[Source data]
--- START ---
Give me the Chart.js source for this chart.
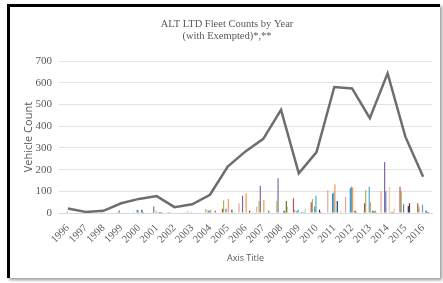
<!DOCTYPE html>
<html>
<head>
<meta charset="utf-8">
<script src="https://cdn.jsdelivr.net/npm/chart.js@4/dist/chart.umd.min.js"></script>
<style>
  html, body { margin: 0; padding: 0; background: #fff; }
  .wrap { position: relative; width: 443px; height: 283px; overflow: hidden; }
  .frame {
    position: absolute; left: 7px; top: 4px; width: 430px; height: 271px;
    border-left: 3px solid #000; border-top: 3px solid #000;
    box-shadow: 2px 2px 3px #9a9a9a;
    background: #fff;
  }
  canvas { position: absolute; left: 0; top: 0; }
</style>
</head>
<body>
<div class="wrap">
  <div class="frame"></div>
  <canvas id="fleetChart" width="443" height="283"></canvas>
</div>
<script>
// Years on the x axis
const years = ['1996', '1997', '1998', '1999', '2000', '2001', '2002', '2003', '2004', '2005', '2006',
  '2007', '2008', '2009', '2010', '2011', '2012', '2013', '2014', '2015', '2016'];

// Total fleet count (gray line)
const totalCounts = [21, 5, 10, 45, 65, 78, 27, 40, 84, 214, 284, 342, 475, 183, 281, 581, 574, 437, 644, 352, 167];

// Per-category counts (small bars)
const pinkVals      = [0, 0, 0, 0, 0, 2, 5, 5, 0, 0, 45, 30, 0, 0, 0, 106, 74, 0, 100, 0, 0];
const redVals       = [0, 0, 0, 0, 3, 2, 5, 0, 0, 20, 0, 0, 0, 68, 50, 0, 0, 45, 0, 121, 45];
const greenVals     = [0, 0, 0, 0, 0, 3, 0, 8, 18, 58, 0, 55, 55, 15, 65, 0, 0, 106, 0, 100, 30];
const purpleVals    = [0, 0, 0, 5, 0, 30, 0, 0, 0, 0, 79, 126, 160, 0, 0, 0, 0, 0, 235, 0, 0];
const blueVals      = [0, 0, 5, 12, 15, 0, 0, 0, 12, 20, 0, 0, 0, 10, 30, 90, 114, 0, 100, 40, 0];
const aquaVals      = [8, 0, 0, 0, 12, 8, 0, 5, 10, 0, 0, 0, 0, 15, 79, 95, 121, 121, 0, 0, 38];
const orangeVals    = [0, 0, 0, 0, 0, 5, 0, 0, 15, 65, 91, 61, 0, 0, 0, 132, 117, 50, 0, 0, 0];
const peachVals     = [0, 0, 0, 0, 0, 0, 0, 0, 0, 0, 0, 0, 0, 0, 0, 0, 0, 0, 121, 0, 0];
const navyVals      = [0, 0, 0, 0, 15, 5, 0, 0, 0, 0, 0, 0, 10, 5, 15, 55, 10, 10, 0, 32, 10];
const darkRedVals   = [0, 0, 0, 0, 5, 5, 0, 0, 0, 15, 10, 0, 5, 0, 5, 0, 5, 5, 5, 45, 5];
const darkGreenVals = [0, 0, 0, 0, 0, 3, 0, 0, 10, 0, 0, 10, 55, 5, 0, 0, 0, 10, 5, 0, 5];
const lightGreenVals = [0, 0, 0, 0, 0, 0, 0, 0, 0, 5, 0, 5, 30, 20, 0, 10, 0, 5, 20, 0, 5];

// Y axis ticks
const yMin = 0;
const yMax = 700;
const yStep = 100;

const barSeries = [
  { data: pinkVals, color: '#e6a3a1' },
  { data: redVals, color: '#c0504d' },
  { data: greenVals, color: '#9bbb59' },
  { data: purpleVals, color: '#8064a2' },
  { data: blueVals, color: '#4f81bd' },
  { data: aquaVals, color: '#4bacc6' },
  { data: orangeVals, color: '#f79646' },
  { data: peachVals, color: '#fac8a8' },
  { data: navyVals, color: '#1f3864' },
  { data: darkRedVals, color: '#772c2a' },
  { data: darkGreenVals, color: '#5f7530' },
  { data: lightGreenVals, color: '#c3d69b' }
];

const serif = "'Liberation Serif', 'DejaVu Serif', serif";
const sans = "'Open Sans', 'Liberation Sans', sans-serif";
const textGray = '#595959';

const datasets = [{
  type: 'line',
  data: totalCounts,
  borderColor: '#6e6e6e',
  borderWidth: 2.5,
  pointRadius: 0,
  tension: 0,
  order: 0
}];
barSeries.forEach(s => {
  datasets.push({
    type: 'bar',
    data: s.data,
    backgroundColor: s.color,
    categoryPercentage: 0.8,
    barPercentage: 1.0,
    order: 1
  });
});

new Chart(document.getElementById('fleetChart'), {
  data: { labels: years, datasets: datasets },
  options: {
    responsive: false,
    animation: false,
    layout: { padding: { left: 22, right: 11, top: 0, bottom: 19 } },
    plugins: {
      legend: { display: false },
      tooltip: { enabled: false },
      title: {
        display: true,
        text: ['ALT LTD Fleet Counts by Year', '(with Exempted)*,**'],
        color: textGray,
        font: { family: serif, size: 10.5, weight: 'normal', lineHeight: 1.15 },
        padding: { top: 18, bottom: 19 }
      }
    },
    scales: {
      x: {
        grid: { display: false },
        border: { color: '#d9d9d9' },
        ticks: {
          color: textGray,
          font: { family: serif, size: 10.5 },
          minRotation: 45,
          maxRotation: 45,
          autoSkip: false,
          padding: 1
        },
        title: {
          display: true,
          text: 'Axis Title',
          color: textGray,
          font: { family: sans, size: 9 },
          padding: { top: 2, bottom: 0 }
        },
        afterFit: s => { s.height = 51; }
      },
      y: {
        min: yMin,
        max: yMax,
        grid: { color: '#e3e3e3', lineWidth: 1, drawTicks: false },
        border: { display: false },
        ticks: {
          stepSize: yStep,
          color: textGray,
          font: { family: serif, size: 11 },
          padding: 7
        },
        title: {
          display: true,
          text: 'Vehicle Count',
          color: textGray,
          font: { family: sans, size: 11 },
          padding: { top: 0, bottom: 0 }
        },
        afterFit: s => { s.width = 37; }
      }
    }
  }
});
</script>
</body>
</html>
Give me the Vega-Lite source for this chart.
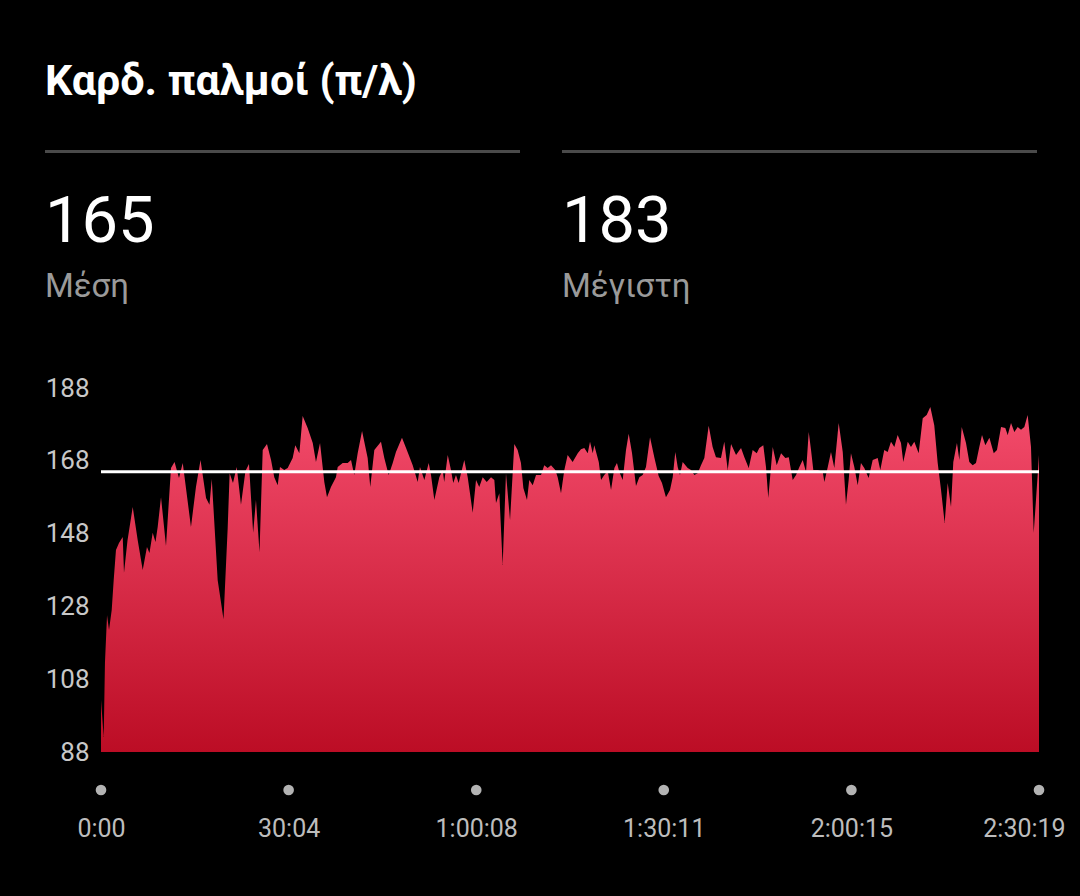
--- END ---
REQUIREMENTS: Copy out each line word for word, please, skipping the images.

THE ANSWER:
Give me the Chart.js source for this chart.
<!DOCTYPE html>
<html>
<head>
<meta charset="utf-8">
<script src="https://cdn.jsdelivr.net/npm/chart.js@4/dist/chart.umd.min.js"></script>
<style>
  html, body { margin: 0; padding: 0; background: #fff; }
  .wrap { position: relative; width: 443px; height: 283px; overflow: hidden; }
  .frame {
    position: absolute; left: 7px; top: 4px; width: 430px; height: 271px;
    border-left: 3px solid #000; border-top: 3px solid #000;
    box-shadow: 2px 2px 3px #9a9a9a;
    background: #fff;
  }
  canvas { position: absolute; left: 0; top: 0; }
</style>
</head>
<body>
<div class="wrap">
  <div class="frame"></div>
  <canvas id="fleetChart" width="443" height="283"></canvas>
</div>
<script>
// Years on the x axis
const years = ['1996', '1997', '1998', '1999', '2000', '2001', '2002', '2003', '2004', '2005', '2006',
  '2007', '2008', '2009', '2010', '2011', '2012', '2013', '2014', '2015', '2016'];

// Total fleet count (gray line)
const totalCounts = [21, 5, 10, 45, 65, 78, 27, 40, 84, 214, 284, 342, 475, 183, 281, 581, 574, 437, 644, 352, 167];

// Per-category counts (small bars)
const pinkVals      = [0, 0, 0, 0, 0, 2, 5, 5, 0, 0, 45, 30, 0, 0, 0, 106, 74, 0, 100, 0, 0];
const redVals       = [0, 0, 0, 0, 3, 2, 5, 0, 0, 20, 0, 0, 0, 68, 50, 0, 0, 45, 0, 121, 45];
const greenVals     = [0, 0, 0, 0, 0, 3, 0, 8, 18, 58, 0, 55, 55, 15, 65, 0, 0, 106, 0, 100, 30];
const purpleVals    = [0, 0, 0, 5, 0, 30, 0, 0, 0, 0, 79, 126, 160, 0, 0, 0, 0, 0, 235, 0, 0];
const blueVals      = [0, 0, 5, 12, 15, 0, 0, 0, 12, 20, 0, 0, 0, 10, 30, 90, 114, 0, 100, 40, 0];
const aquaVals      = [8, 0, 0, 0, 12, 8, 0, 5, 10, 0, 0, 0, 0, 15, 79, 95, 121, 121, 0, 0, 38];
const orangeVals    = [0, 0, 0, 0, 0, 5, 0, 0, 15, 65, 91, 61, 0, 0, 0, 132, 117, 50, 0, 0, 0];
const peachVals     = [0, 0, 0, 0, 0, 0, 0, 0, 0, 0, 0, 0, 0, 0, 0, 0, 0, 0, 121, 0, 0];
const navyVals      = [0, 0, 0, 0, 15, 5, 0, 0, 0, 0, 0, 0, 10, 5, 15, 55, 10, 10, 0, 32, 10];
const darkRedVals   = [0, 0, 0, 0, 5, 5, 0, 0, 0, 15, 10, 0, 5, 0, 5, 0, 5, 5, 5, 45, 5];
const darkGreenVals = [0, 0, 0, 0, 0, 3, 0, 0, 10, 0, 0, 10, 55, 5, 0, 0, 0, 10, 5, 0, 5];
const lightGreenVals = [0, 0, 0, 0, 0, 0, 0, 0, 0, 5, 0, 5, 30, 20, 0, 10, 0, 5, 20, 0, 5];

// Y axis ticks
const yMin = 0;
const yMax = 700;
const yStep = 100;

const barSeries = [
  { data: pinkVals, color: '#e6a3a1' },
  { data: redVals, color: '#c0504d' },
  { data: greenVals, color: '#9bbb59' },
  { data: purpleVals, color: '#8064a2' },
  { data: blueVals, color: '#4f81bd' },
  { data: aquaVals, color: '#4bacc6' },
  { data: orangeVals, color: '#f79646' },
  { data: peachVals, color: '#fac8a8' },
  { data: navyVals, color: '#1f3864' },
  { data: darkRedVals, color: '#772c2a' },
  { data: darkGreenVals, color: '#5f7530' },
  { data: lightGreenVals, color: '#c3d69b' }
];

const serif = "'Liberation Serif', 'DejaVu Serif', serif";
const sans = "'Open Sans', 'Liberation Sans', sans-serif";
const textGray = '#595959';

const datasets = [{
  type: 'line',
  data: totalCounts,
  borderColor: '#6e6e6e',
  borderWidth: 2.5,
  pointRadius: 0,
  tension: 0,
  order: 0
}];
barSeries.forEach(s => {
  datasets.push({
    type: 'bar',
    data: s.data,
    backgroundColor: s.color,
    categoryPercentage: 0.8,
    barPercentage: 1.0,
    order: 1
  });
});

new Chart(document.getElementById('fleetChart'), {
  data: { labels: years, datasets: datasets },
  options: {
    responsive: false,
    animation: false,
    layout: { padding: { left: 22, right: 11, top: 0, bottom: 19 } },
    plugins: {
      legend: { display: false },
      tooltip: { enabled: false },
      title: {
        display: true,
        text: ['ALT LTD Fleet Counts by Year', '(with Exempted)*,**'],
        color: textGray,
        font: { family: serif, size: 10.5, weight: 'normal', lineHeight: 1.15 },
        padding: { top: 18, bottom: 19 }
      }
    },
    scales: {
      x: {
        grid: { display: false },
        border: { color: '#d9d9d9' },
        ticks: {
          color: textGray,
          font: { family: serif, size: 10.5 },
          minRotation: 45,
          maxRotation: 45,
          autoSkip: false,
          padding: 1
        },
        title: {
          display: true,
          text: 'Axis Title',
          color: textGray,
          font: { family: sans, size: 9 },
          padding: { top: 2, bottom: 0 }
        },
        afterFit: s => { s.height = 51; }
      },
      y: {
        min: yMin,
        max: yMax,
        grid: { color: '#e3e3e3', lineWidth: 1, drawTicks: false },
        border: { display: false },
        ticks: {
          stepSize: yStep,
          color: textGray,
          font: { family: serif, size: 11 },
          padding: 7
        },
        title: {
          display: true,
          text: 'Vehicle Count',
          color: textGray,
          font: { family: sans, size: 11 },
          padding: { top: 0, bottom: 0 }
        },
        afterFit: s => { s.width = 37; }
      }
    }
  }
});
</script>
</body>
</html>
Give me the Vega-Lite source for this chart.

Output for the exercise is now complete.